En los años setenta, cuando se creó la NEPA, los daños que se causaban al clima provenían de construir demasiado. Aunque, ahora, en la era de la prevención del cambio climático, el mayor daño climático proviene de no hacer lo suficiente. El hecho de que un proceso burocrático destinado a proteger el clima retrase significativamente una política de cambio climático, demuestra cómo los sistemas normativos en expansión creados por las leyes medioambientales de la década de 1970 han llegado a inhibir el progreso climático en la década de 2020.

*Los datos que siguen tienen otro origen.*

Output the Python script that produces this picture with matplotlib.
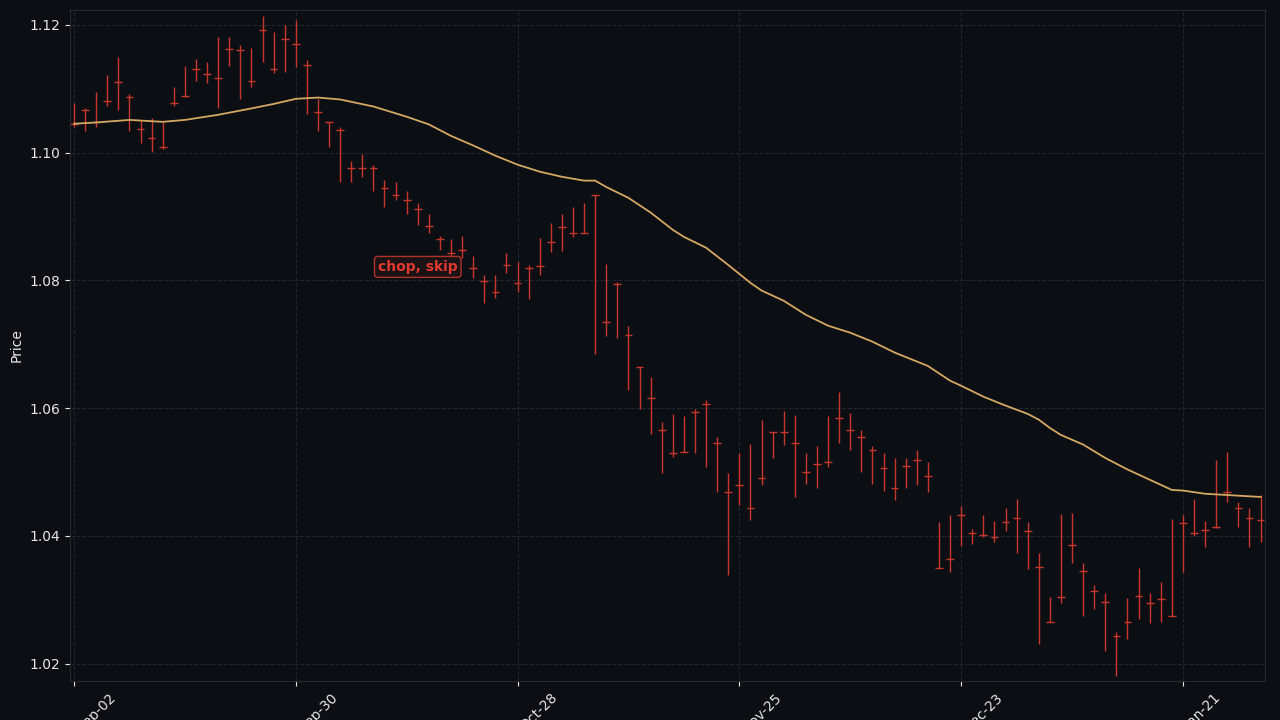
import matplotlib
matplotlib.use("Agg")
import matplotlib.pyplot as plt

high = [1.1078,1.1070,1.1094,1.1122,1.1150,1.1092,1.1051,1.1054,1.1048,1.1103,
        1.1136,1.1147,1.1141,1.1181,1.1181,1.1169,1.1164,1.1213,1.1189,1.1200,
        1.1208,1.1145,1.1083,1.1048,1.1040,1.0986,1.0998,1.0981,1.0957,1.0954,
        1.0939,1.0921,1.0903,1.0870,1.0864,1.0870,1.0838,1.0809,1.0809,1.0843,
        1.0828,1.0824,1.0867,1.0889,1.0904,1.0915,1.0921,1.0934,1.0826,1.0798,
        1.0729,1.0665,1.0649,1.0579,1.0591,1.0587,1.0599,1.0612,1.0555,1.0499,
        1.0530,1.0544,1.0582,1.0563,1.0596,1.0590,1.0529,1.0540,1.0587,1.0626,
        1.0593,1.0566,1.0541,1.0530,1.0522,1.0522,1.0535,1.0515,1.0422,1.0432,
        1.0447,1.0411,1.0432,1.0424,1.0444,1.0458,1.0422,1.0374,1.0305,1.0435,
        1.0436,1.0358,1.0324,1.0311,1.0250,1.0303,1.0350,1.0311,1.0328,1.0427,
        1.0432,1.0458,1.0424,1.0519,1.0532,1.0453,1.0444,1.0464]
low = [1.1040,1.1033,1.1040,1.1073,1.1067,1.1034,1.1015,1.1001,1.1006,1.1073,
       1.1087,1.1112,1.1109,1.1069,1.1136,1.1084,1.1103,1.1141,1.1125,1.1126,
       1.1134,1.1061,1.1033,1.1009,1.0954,1.0954,1.0962,1.0939,1.0914,1.0926,
       1.0903,1.0887,1.0874,1.0848,1.0835,1.0835,1.0804,1.0765,1.0773,1.0812,
       1.0782,1.0770,1.0809,1.0845,1.0846,1.0868,1.0874,1.0684,1.0713,1.0710,
       1.0629,1.0598,1.0560,1.0499,1.0524,1.0532,1.0529,1.0508,1.0469,1.0339,
       1.0449,1.0425,1.0480,1.0522,1.0543,1.0461,1.0482,1.0475,1.0508,1.0546,
       1.0535,1.0500,1.0482,1.0471,1.0457,1.0475,1.0480,1.0468,1.0350,1.0344,
       1.0385,1.0388,1.0399,1.0391,1.0407,1.0374,1.0349,1.0231,1.0266,1.0295,
       1.0358,1.0275,1.0286,1.0220,1.0181,1.0239,1.0270,1.0264,1.0266,1.0275,
       1.0344,1.0400,1.0383,1.0413,1.0453,1.0414,1.0383,1.0391]
close = [1.1045,1.1067,1.1048,1.1081,1.1111,1.1087,1.1037,1.1022,1.1009,1.1078,
         1.1089,1.1130,1.1123,1.1116,1.1162,1.1161,1.1112,1.1192,1.1131,1.1178,
         1.1170,1.1137,1.1064,1.1048,1.1036,1.0975,1.0976,1.0976,1.0945,1.0934,
         1.0926,1.0912,1.0885,1.0864,1.0843,1.0848,1.0820,1.0799,1.0782,1.0824,
         1.0796,1.0820,1.0823,1.0860,1.0884,1.0874,1.0874,1.0934,1.0734,1.0795,
         1.0715,1.0665,1.0616,1.0565,1.0530,1.0532,1.0594,1.0607,1.0546,1.0469,
         1.0480,1.0444,1.0491,1.0563,1.0563,1.0546,1.0500,1.0513,1.0515,1.0585,
         1.0565,1.0555,1.0535,1.0507,1.0475,1.0510,1.0519,1.0494,1.0350,1.0364,
         1.0433,1.0405,1.0402,1.0399,1.0422,1.0428,1.0407,1.0352,1.0266,1.0305,
         1.0386,1.0345,1.0314,1.0297,1.0244,1.0266,1.0306,1.0295,1.0302,1.0275,
         1.0421,1.0405,1.0410,1.0414,1.0468,1.0444,1.0428,1.0425]

ma_idx = [0,2,5,8,10,13,16,18,20,22,24,27,30,32,34,36,38,40,42,44,46,47,48,50,52,
          54,55,57,59,61,62,64,66,68,70,72,74,77,79,80,82,84,86,87,88,89,91,93,95,
          97,99,100,102,104,107]
ma_val = [1.1045,1.1047,1.1051,1.1048,1.1051,1.1059,1.1069,1.1076,1.1084,1.1086,
          1.1083,1.1072,1.1056,1.1044,1.1026,1.1011,1.0995,1.0981,1.0970,1.0962,
          1.0956,1.0956,1.0946,1.0929,1.0906,1.0879,1.0868,1.0851,1.0824,1.0796,
          1.0784,1.0768,1.0746,1.0729,1.0718,1.0704,1.0687,1.0666,1.0643,1.0635,
          1.0618,1.0604,1.0591,1.0582,1.0569,1.0558,1.0543,1.0522,1.0504,1.0488,
          1.0472,1.0471,1.0466,1.0464,1.0461]

tick_pos = [0, 20, 40, 60, 80, 100]
tick_labels = ["Sep-02", "Sep-30", "Oct-28", "Nov-25", "Dec-23", "Jan-21"]

BG = "#0b0e13"
RED = "#c8372b"
fig = plt.figure(figsize=(12.8, 7.2), dpi=100, facecolor=BG)
ax = fig.add_axes([70/1280, 1-681/720, 1195/1280, 671/720], facecolor=BG)

x = list(range(len(close)))
ax.vlines(x, low, high, color=RED, lw=1.0)
ax.hlines(close, [i - 0.35 for i in x], [i + 0.35 for i in x], color=RED, lw=1.0)
ax.plot(ma_idx, ma_val, color="#d4a862", lw=1.3)

ax.annotate("chop, skip", xy=(31.0, 1.0821), ha="center", va="center",
            color="#e03a30", fontsize=10, fontweight="bold",
            bbox=dict(boxstyle="round,pad=0.25", fc="#1a1214", ec="#b0332a", lw=1))

ax.set_xlim(-0.36, 107.4)
ax.set_ylim(1.0173, 1.1223)
ax.set_yticks([1.02, 1.04, 1.06, 1.08, 1.10, 1.12])
ax.set_yticklabels(["1.02", "1.04", "1.06", "1.08", "1.10", "1.12"])
ax.set_xticks(tick_pos)
ax.set_xticklabels(tick_labels, rotation=45, ha="left")
for lbl in ax.get_xticklabels():
    lbl.set_x(lbl.get_position()[0])
ax.tick_params(colors="#e6e6e6", labelsize=10)
ax.grid(True, color="#22262c", ls="--", lw=0.8)
ax.set_axisbelow(True)
for s in ax.spines.values():
    s.set_color("#23272e")
ax.set_ylabel("Price", color="#e6e6e6", fontsize=10)

fig.savefig("out.png", dpi=100, facecolor=BG)
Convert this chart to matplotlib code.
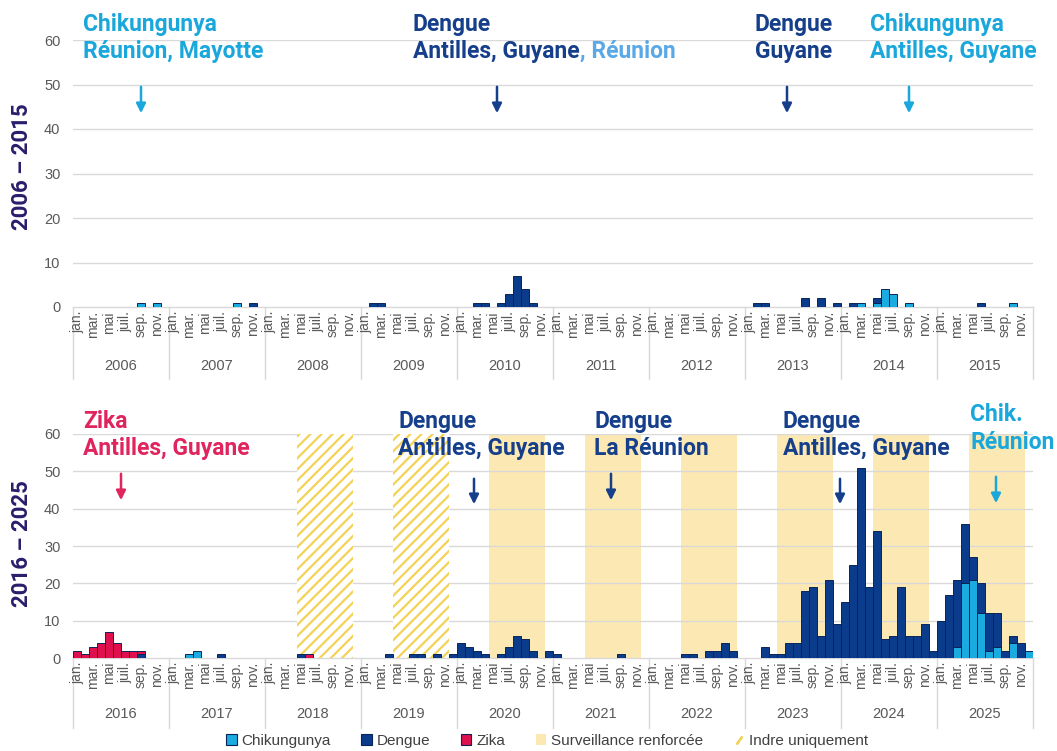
import matplotlib
matplotlib.use("Agg")
import matplotlib.pyplot as plt
import numpy as np
from matplotlib.patches import Patch
from matplotlib.lines import Line2D
from matplotlib.transforms import blended_transform_factory

plt.rcParams['hatch.linewidth'] = 1.6

W, H = 1057, 751
fig = plt.figure(figsize=(W / 100, H / 100), dpi=100)

# ---------------- data ----------------
years_top = [str(y) for y in range(2006, 2016)]
years_bottom = [str(y) for y in range(2016, 2026)]
month_labels = ["jan.", "", "mar.", "", "mai", "", "juil.", "", "sep.", "", "nov.", ""]

chik_top = [
    0, 0, 0, 0, 0, 0, 0, 0, 1, 0, 1, 0,   # 2006
    0, 0, 0, 0, 0, 0, 0, 0, 1, 0, 0, 0,   # 2007
    0, 0, 0, 0, 0, 0, 0, 0, 0, 0, 0, 0,   # 2008
    0, 0, 0, 0, 0, 0, 0, 0, 0, 0, 0, 0,   # 2009
    0, 0, 0, 0, 0, 0, 0, 0, 0, 0, 0, 0,   # 2010
    0, 0, 0, 0, 0, 0, 0, 0, 0, 0, 0, 0,   # 2011
    0, 0, 0, 0, 0, 0, 0, 0, 0, 0, 0, 0,   # 2012
    0, 0, 0, 0, 0, 0, 0, 0, 0, 0, 0, 0,   # 2013
    0, 0, 1, 0, 1, 4, 3, 0, 1, 0, 0, 0,   # 2014
    0, 0, 0, 0, 0, 0, 0, 0, 0, 1, 0, 0,   # 2015
]
dengue_top = [
    0, 0, 0, 0, 0, 0, 0, 0, 0, 0, 0, 0,   # 2006
    0, 0, 0, 0, 0, 0, 0, 0, 0, 0, 1, 0,   # 2007
    0, 0, 0, 0, 0, 0, 0, 0, 0, 0, 0, 0,   # 2008
    0, 1, 1, 0, 0, 0, 0, 0, 0, 0, 0, 0,   # 2009
    0, 0, 1, 1, 0, 1, 3, 7, 4, 1, 0, 0,   # 2010
    0, 0, 0, 0, 0, 0, 0, 0, 0, 0, 0, 0,   # 2011
    0, 0, 0, 0, 0, 0, 0, 0, 0, 0, 0, 0,   # 2012
    0, 1, 1, 0, 0, 0, 0, 2, 0, 2, 0, 1,   # 2013
    0, 1, 0, 0, 1, 0, 0, 0, 0, 0, 0, 0,   # 2014
    0, 0, 0, 0, 0, 1, 0, 0, 0, 0, 0, 0,   # 2015
]
zika_top = [0] * 120

chik_bottom = [
    0, 0, 0, 0, 0, 0, 0, 0, 0, 0, 0, 0,   # 2016
    0, 0, 1, 2, 0, 0, 0, 0, 0, 0, 0, 0,   # 2017
    0, 0, 0, 0, 0, 0, 0, 0, 0, 0, 0, 0,   # 2018
    0, 0, 0, 0, 0, 0, 0, 0, 0, 0, 0, 0,   # 2019
    0, 0, 0, 0, 0, 0, 0, 0, 0, 0, 0, 0,   # 2020
    0, 0, 0, 0, 0, 0, 0, 0, 0, 0, 0, 0,   # 2021
    0, 0, 0, 0, 0, 0, 0, 0, 0, 0, 0, 0,   # 2022
    0, 0, 0, 0, 0, 0, 0, 0, 0, 0, 0, 0,   # 2023
    0, 0, 0, 0, 0, 0, 0, 0, 0, 0, 0, 0,   # 2024
    0, 0, 3, 20, 21, 12, 2, 3, 0, 4, 0, 2,  # 2025
]
dengue_bottom = [
    0, 0, 0, 0, 0, 0, 0, 0, 1, 0, 0, 0,   # 2016
    0, 0, 0, 0, 0, 0, 1, 0, 0, 0, 0, 0,   # 2017
    0, 0, 0, 0, 1, 0, 0, 0, 0, 0, 0, 0,   # 2018
    0, 0, 0, 1, 0, 0, 1, 1, 0, 1, 0, 1,   # 2019
    4, 3, 2, 1, 0, 1, 3, 6, 5, 2, 0, 2,   # 2020
    1, 0, 0, 0, 0, 0, 0, 0, 1, 0, 0, 0,   # 2021
    0, 0, 0, 0, 1, 1, 0, 2, 2, 4, 2, 0,   # 2022
    0, 0, 3, 1, 1, 4, 4, 18, 19, 6, 21, 9,  # 2023
    15, 25, 51, 19, 34, 5, 6, 19, 6, 6, 9, 2,  # 2024
    10, 17, 18, 16, 6, 8, 10, 9, 2, 2, 4, 0,   # 2025
]
zika_bottom = [
    2, 1, 3, 4, 7, 4, 2, 2, 1, 0, 0, 0,   # 2016
    0, 0, 0, 0, 0, 0, 0, 0, 0, 0, 0, 0,   # 2017
    0, 0, 0, 0, 0, 1, 0, 0, 0, 0, 0, 0,   # 2018
] + [0] * 84

# surveillance periods
surveillance_years = ["2020", "2021", "2022", "2023", "2024", "2025"]
indre_years = ["2018", "2019"]
season_first_month, season_last_month = 4, 10   # mai .. nov.

# ---------------- style ----------------
C_CHIK = "#1AABE0"
C_DENG = "#0B3C8C"
C_ZIKA = "#E0104F"
C_EDGE = "#0A2456"
C_YEL = "#FCE8B2"
C_HATCH = "#F3D255"
C_GRID = "#D9D9D9"
C_TICK = "#595959"
C_TXT_DENG = "#153F8A"
C_TXT_CHIK = "#1AA7DB"
C_TXT_REU = "#5AA8E6"
C_TXT_ZIKA = "#E0245E"
C_YLAB = "#2B1D6B"
TICKFONT = "Liberation Sans"
ANNFONT = "Roboto"
ANNSIZE = 16.5


def fy(py):
    return 1 - py / H


def fx(px):
    return px / W


def draw_panel(ax, chik, dengue, zika, years, axis_px, mlab_px, ylab_px, sep_px):
    n = len(chik)
    x = np.arange(n)
    ax.set_xlim(-0.5, n - 0.5)
    ax.set_ylim(0, 60)
    for v in range(10, 61, 10):
        ax.axhline(v, color=C_GRID, lw=1.0, zorder=0.5)
    for i, yr in enumerate(years):
        if yr in surveillance_years:
            ax.axvspan(i * 12 + season_first_month - 0.5, i * 12 + season_last_month + 0.5,
                       facecolor=C_YEL, edgecolor="none", zorder=0)
        if yr in indre_years:
            ax.axvspan(i * 12 + season_first_month - 0.5, i * 12 + season_last_month + 0.5,
                       facecolor="white", edgecolor=C_HATCH, hatch="///", linewidth=0, zorder=1)
    base = np.zeros(n)
    for vals, col in [(chik, C_CHIK), (dengue, C_DENG), (zika, C_ZIKA)]:
        v = np.array(vals, dtype=float)
        m = v > 0
        ax.bar(x[m], v[m], bottom=base[m], width=1.0, color=col,
               edgecolor=C_EDGE, linewidth=0.7, zorder=3)
        base += v
    ax.set_yticks(range(0, 61, 10))
    ax.set_yticklabels([str(v) for v in range(0, 61, 10)], fontsize=10.5,
                       color=C_TICK, family=TICKFONT)
    ax.tick_params(axis="y", length=0, pad=9)
    ax.set_xticks([])
    for s in ["top", "right", "left"]:
        ax.spines[s].set_visible(False)
    ax.spines["bottom"].set_color(C_GRID)
    ax.spines["bottom"].set_linewidth(1.0)
    ax.patch.set_alpha(0)
    trans = blended_transform_factory(ax.transData, fig.transFigure)
    for i in range(n):
        lab = month_labels[i % 12]
        if lab:
            ax.text(i, fy(mlab_px), lab, rotation=90, ha="center", va="top",
                    transform=trans, fontsize=10, color=C_TICK, family=TICKFONT)
    for k, yr in enumerate(years):
        ax.text(k * 12 + 5.5, fy(ylab_px), yr, ha="center", va="center",
                transform=trans, fontsize=10.5, color=C_TICK, family=TICKFONT)
    for k in range(len(years) + 1):
        ax.plot([k * 12 - 0.5, k * 12 - 0.5], [fy(axis_px), fy(sep_px)],
                transform=trans, color=C_GRID, lw=1.0, clip_on=False, zorder=1)


ax1 = fig.add_axes([fx(73), fy(307), fx(960), 267 / H])
ax2 = fig.add_axes([fx(73), fy(658), fx(960), 224 / H])

draw_panel(ax1, chik_top, dengue_top, zika_top, years_top, 307, 311, 366, 379)
draw_panel(ax2, chik_bottom, dengue_bottom, zika_bottom, years_bottom, 658, 662, 714, 728)

# y axis period labels
fig.text(fx(22), fy(167), "2006 – 2015", rotation=90, ha="center", va="center",
         fontsize=16, fontweight="bold", color=C_YLAB, family=ANNFONT)
fig.text(fx(22), fy(544), "2016 – 2025", rotation=90, ha="center", va="center",
         fontsize=16, fontweight="bold", color=C_YLAB, family=ANNFONT)


def label(px, base1, base2, l1, l2, c1, c2=None):
    c2 = c2 or c1
    fig.text(fx(px), fy(base1), l1, ha="left", va="baseline", fontsize=ANNSIZE,
             fontweight="bold", color=c1, family=ANNFONT)
    return fig.text(fx(px), fy(base2), l2, ha="left", va="baseline", fontsize=ANNSIZE,
                    fontweight="bold", color=c2, family=ANNFONT)


def arrow(px, top, tip, col):
    fig.add_artist(matplotlib.patches.FancyArrowPatch(
        (fx(px), fy(top)), (fx(px), fy(tip)), transform=fig.transFigure,
        arrowstyle="-|>", mutation_scale=14, color=col, lw=1.8))


# top annotations
label(83, 31, 58, "Chikungunya", "Réunion, Mayotte", C_TXT_CHIK)
t = label(413, 31, 58, "Dengue", "Antilles, Guyane", C_TXT_DENG)
fig.canvas.draw()
bb = t.get_window_extent()
fig.text(bb.x1 / W, fy(58), ", Réunion", ha="left", va="baseline", fontsize=ANNSIZE,
         fontweight="bold", color=C_TXT_REU, family=ANNFONT)
label(755, 31, 58, "Dengue", "Guyane", C_TXT_DENG)
label(870, 31, 58, "Chikungunya", "Antilles, Guyane", C_TXT_CHIK)
arrow(141, 84, 116, C_TXT_CHIK)
arrow(497, 84, 116, C_TXT_DENG)
arrow(787, 84, 116, C_TXT_DENG)
arrow(909, 84, 116, C_TXT_CHIK)

# bottom annotations
label(83, 428, 455, "Zika", "Antilles, Guyane", C_TXT_ZIKA)
label(398, 428, 455, "Dengue", "Antilles, Guyane", C_TXT_DENG)
label(594, 428, 455, "Dengue", "La Réunion", C_TXT_DENG)
label(783, 428, 455, "Dengue", "Antilles, Guyane", C_TXT_DENG)
label(970, 421, 449, "Chik.", "Réunion", C_TXT_CHIK)
arrow(121, 471, 503, C_TXT_ZIKA)
arrow(474, 476, 507, C_TXT_DENG)
arrow(611, 471, 503, C_TXT_DENG)
arrow(840, 476, 507, C_TXT_DENG)
arrow(996, 474, 506, C_TXT_CHIK)

# legend
handles = [
    Patch(facecolor=C_CHIK, edgecolor=C_EDGE, linewidth=0.8, label="Chikungunya"),
    Patch(facecolor=C_DENG, edgecolor=C_EDGE, linewidth=0.8, label="Dengue"),
    Patch(facecolor=C_ZIKA, edgecolor=C_EDGE, linewidth=0.8, label="Zika"),
    Patch(facecolor=C_YEL, edgecolor="none", label="Surveillance renforcée"),
    Line2D([], [], linestyle="none", marker=(2, 2, -35), markersize=7,
           markeredgecolor=C_HATCH, markeredgewidth=1.6, label="Indre uniquement"),
]
fig.legend(handles=handles, loc="center", bbox_to_anchor=(fx(547), fy(741)), ncol=5,
           frameon=False, handlelength=0.7, handleheight=0.7,
           handletextpad=0.3, columnspacing=2.0, labelcolor="#404040",
           prop={"family": TICKFONT, "size": 11})

fig.savefig("out.png", dpi=100, facecolor="white")
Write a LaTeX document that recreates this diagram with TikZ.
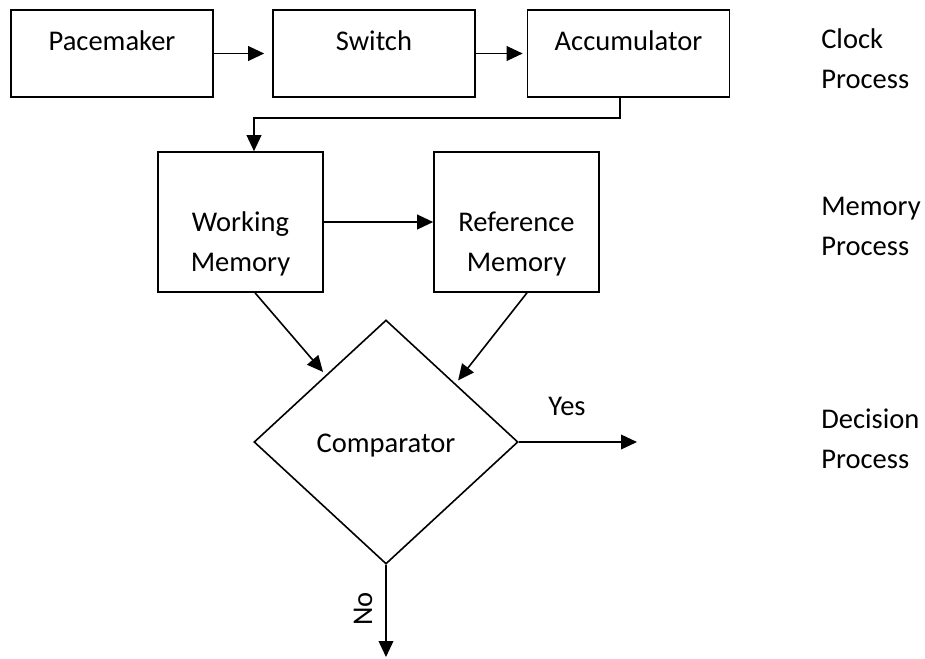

La administración Biden concedió la aprobación federal en 2023, despejando por fin los principales obstáculos normativos. La Administración Federal de Carreteras (FHWA, por sus siglas en inglés) emitió un “dictamen de impacto no significativo”, permitiendo a la MTA proceder a la instalación de la infraestructura de peaje necesaria. Sin embargo, esta aprobación vino acompañada de un periodo de preparación estimado de casi un año, lo que retrasa la fecha de implantación hasta mediados de 2024. Una vez más, el plan, que se limita a instalar cámaras en determinadas calles, se retrasó innecesariamente.
Sin embargo, la oposición política al plan siguió siendo fuerte. Por supuesto, procedía sobre todo de quienes conducen a menudo y temían el coste del impuesto. Gran parte de esa resistencia procedía de fuera de la ciudad. Más de un millón de personas se desplazan diariamente a Manhattan desde los suburbios, muchas de ellas en coche. Los que se trasladan a las afueras se oponen firmemente a la tasa de congestión porque aumentaría significativamente sus gastos de viaje sin beneficiarse de la mejora del sistema de transporte público de la ciudad, ya que no residen en ella.
La opinión de estos viajeros es muy importante debido a que los suburbios son el principal campo de batalla político en las próximas elecciones. Así, la gobernadora Hochul, preocupada por las elecciones venideras, capituló ante estas inquietudes, renunciando así a una política sencilla para reducir el tráfico, disminuir las emisiones y mejorar el transporte público en la mayor ciudad del país.
La cancelación del programa de tarificación de la congestión de la ciudad de Nueva York subraya las complejidades de aplicar políticas urbanas a gran escala que se cruzan con normativas onerosas, políticas locales y sentimientos de la población.Aunque además, pone de relieve cómo estos factores -a saber, las normativas medioambientales y las preocupaciones políticas- pueden converger para hacer fracasar incluso la más simple de las políticas climáticas.
Si la ciudad de Nueva York, tras años de intentos, no puede instalar unas pocas cámaras para imponer un pequeño impuesto a los conductores con el fin de reparar su decadente sistema de transporte público, ¿cómo puede el país crear un sistema nacional de recarga de vehículos eléctricos?¿Cómo puede gravar las emisiones de carbono? ¿Cómo se puede modernizar la red eléctrica?
Si esta ciudad liberal no es capaz de aplicar la más simple de las políticas climáticas, ¿cómo puede el país cumplir sus objetivos climáticos?